In this field we must invest in artificial intelligence (AI) and biotechnology and their interface. The future revolution will be a mixture of these two disciplines. We must start seriously looking to them right away.

My final takeaway would be that we take a more comprehensive, multi-sectoral and effective action-oriented plan on climate change. A new 10-year climate change strategy is in the offing. As planning goes, this one will also be striking the right notes and highlighting the appropriate priorities but while implementing, we may repeat the same miserable records as in the past. While we rightly blame the big polluters of the world for the current miserable state of affairs, we fall terribly short in doing things that we need to for our own survival. Polluting, encroaching and dumping chemical waste into our rivers is perhaps the biggest and most dramatic example of the gap between our words about saving nature and deeds of destroying it.
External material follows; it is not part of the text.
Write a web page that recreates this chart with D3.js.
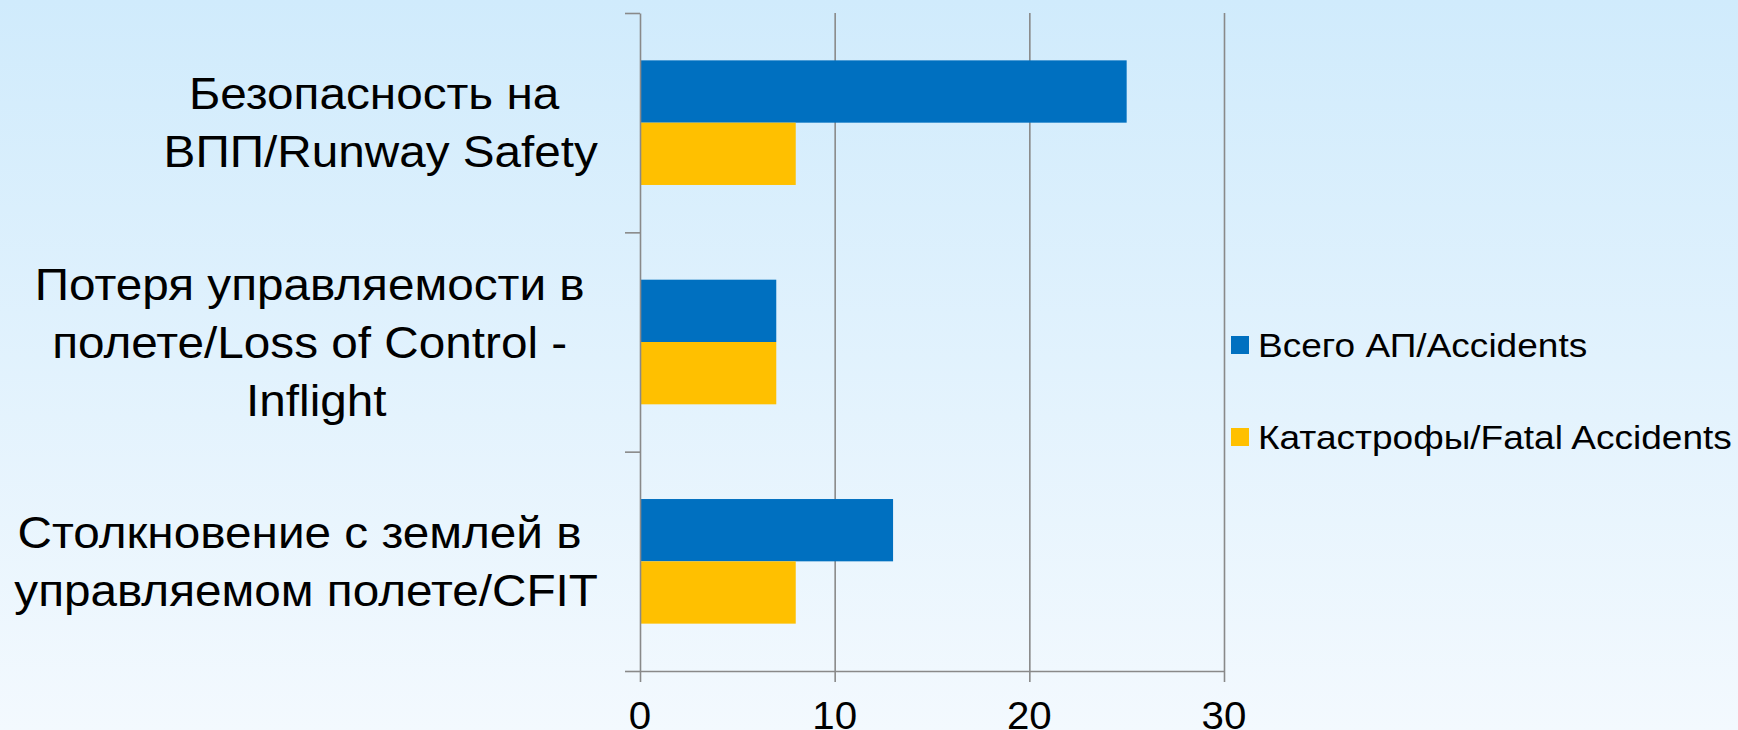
<!DOCTYPE html>
<html>
<head>
  <meta charset="utf-8">
  <title>Accidents by category</title>
  <script src="https://d3js.org/d3.v7.min.js"></script>
  <style>
    html, body { margin: 0; padding: 0; overflow: hidden; }
    text { font-family: "Liberation Sans", Arial, sans-serif; fill: #000; }
  </style>
</head>
<body>
  <div id="chart"></div>

  <script>
    // Categories, top to bottom, as wrapped on the slide
    const categories = [
      ["Безопасность на", "ВПП/Runway Safety"],
      ["Потеря управляемости в", "полете/Loss of Control -", "Inflight"],
      ["Столкновение с землей в", "управляемом полете/CFIT"]
    ];
    const seriesNames = ["Всего АП/Accidents", "Катастрофы/Fatal Accidents"];
    const accidents = [25, 7, 13];
    const fatalAccidents = [8, 7, 8];
    const xTicks = [0, 10, 20, 30];
    const colors = ["#0070C0", "#FFC000"];

    const W = 1738, H = 730;
    const margin = { top: 13, left: 640 },
          width = 584,
          height = 658;

    const svg = d3.select("#chart").append("svg")
        .attr("width", W).attr("height", H);

    // background gradient
    const grad = svg.append("defs").append("linearGradient")
        .attr("id", "bg").attr("x1", 0).attr("y1", 0).attr("x2", 0).attr("y2", 1);
    grad.append("stop").attr("offset", "0%").attr("stop-color", "#d0ebfc");
    grad.append("stop").attr("offset", "100%").attr("stop-color", "#f3f9fe");
    svg.append("rect").attr("width", W).attr("height", H).attr("fill", "url(#bg)");

    const g = svg.append("g")
        .attr("transform", "translate(" + margin.left + "," + margin.top + ")");

    // scales
    const x = d3.scaleLinear().domain([0, 30]).range([0, width]);
    const catIdx = d3.range(categories.length);
    const y0 = d3.scaleBand().domain(catIdx).range([0, height]).padding(0);
    const y1 = d3.scaleBand().domain([0, 1]).range([0, y0.bandwidth()])
        .paddingInner(0).paddingOuter(0.76);
    const yEdge = d3.scaleLinear().domain([0, categories.length]).range([0, height]);

    const gridColor = "#898989";

    // vertical gridlines
    g.append("g")
        .call(d3.axisBottom(x).tickValues(xTicks.slice(1)).tickSize(height).tickFormat(""))
        .call(s => s.select(".domain").remove())
        .selectAll("line").attr("stroke", gridColor).attr("stroke-width", 1.6);

    // bars
    const values = [accidents, fatalAccidents];
    const rows = [];
    catIdx.forEach(i => values.forEach((v, s) => rows.push({ cat: i, s: s, value: v[i] })));

    g.selectAll(".bar")
      .data(rows)
      .enter()
      .append("rect")
      .attr("class", "bar")
      .attr("x", x(0))
      .attr("y", d => y0(d.cat) + y1(d.s))
      .attr("width", d => x(d.value) - x(0))
      .attr("height", y1.bandwidth())
      .attr("fill", d => colors[d.s]);

    // left (category) axis: ticks on band edges
    g.append("g")
        .call(d3.axisLeft(yEdge).tickValues(d3.range(categories.length + 1)).tickSize(15).tickFormat("").tickSizeOuter(0))
        .call(s => s.selectAll("line, path").attr("stroke", gridColor).attr("stroke-width", 1.6));

    // bottom (value) axis
    g.append("g")
        .attr("transform", "translate(0," + height + ")")
        .call(d3.axisBottom(x).tickValues(xTicks).tickSize(11).tickFormat("").tickSizeOuter(0))
        .call(s => s.selectAll("line, path").attr("stroke", gridColor).attr("stroke-width", 1.6));

    // value tick labels (cut by the bottom edge, as on the slide)
    g.selectAll(".xlab")
      .data(xTicks)
      .enter()
      .append("text")
      .attr("class", "xlab")
      .attr("text-anchor", "middle")
      .attr("font-size", 38)
      .attr("transform", d => "translate(" + x(d) + "," + (height + 58) + ") scale(1.06,1)")
      .text(d => d);

    // category labels, wrapped lines centred in a block right-aligned to the axis
    const labelFont = 45, lineH = 58, labelRight = -42, stretch = 1.06;
    catIdx.forEach(i => {
      const lines = categories[i];
      const n = lines.length;
      const cy = y0(i) + y0.bandwidth() / 2;
      const texts = lines.map((line, k) => g.append("text")
          .attr("xml:space", "preserve")
          .style("white-space", "pre")
          .attr("font-size", labelFont)
          .attr("text-anchor", "middle")
          .text(k < n - 1 ? line + " " : line));
      const blockW = d3.max(texts, t => t.node().getComputedTextLength()) * stretch;
      const cx = labelRight - blockW / 2;
      texts.forEach((t, k) => {
        const by = cy + (k - (n - 1) / 2) * lineH + labelFont * 0.35;
        t.attr("transform", "translate(" + cx + "," + by + ") scale(" + stretch + ",1)");
      });
    });

    // legend
    const legend = svg.append("g");
    const legendY = [345, 437];
    seriesNames.forEach((name, s) => {
      legend.append("rect")
          .attr("x", 1231).attr("y", legendY[s] - 9)
          .attr("width", 18).attr("height", 18)
          .attr("fill", colors[s]);
      legend.append("text")
          .attr("font-size", 34)
          .attr("transform", "translate(1258," + (legendY[s] + 12) + ") scale(1.09,1)")
          .text(name);
    });
  </script>
</body>
</html>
The new year and the new decade that we enter today confronts us with totally unknown challenges. It is almost like teaching us how to live our lives and build our societies all over again. More fundamentally it is teaching us to rebuild human relationships and how we are to interact -- something that we have been doing for thousands of years but will have to do differently now.

In this "new normal" what new things are we learning to do? It is the same politics, the same blame game, the same "all mistakes are done by others", the same "we know everything", the same "othering", the same custodial deaths, the disappearances, the same arbitrary arrests, the same gagging of the press and the same self-certification galore. Can such habits both of the mind and functioning of our system serve us in the New Year that is desperately crying out for new thinking, new attitudes, new values in facing the new reality?

Wishing all our patrons, advertisers and, most importantly, readers for staying with us and supporting us in every way possible. Hoping that the New Year will bring greater happiness and success, both in personal and professional life. A very happy 2021.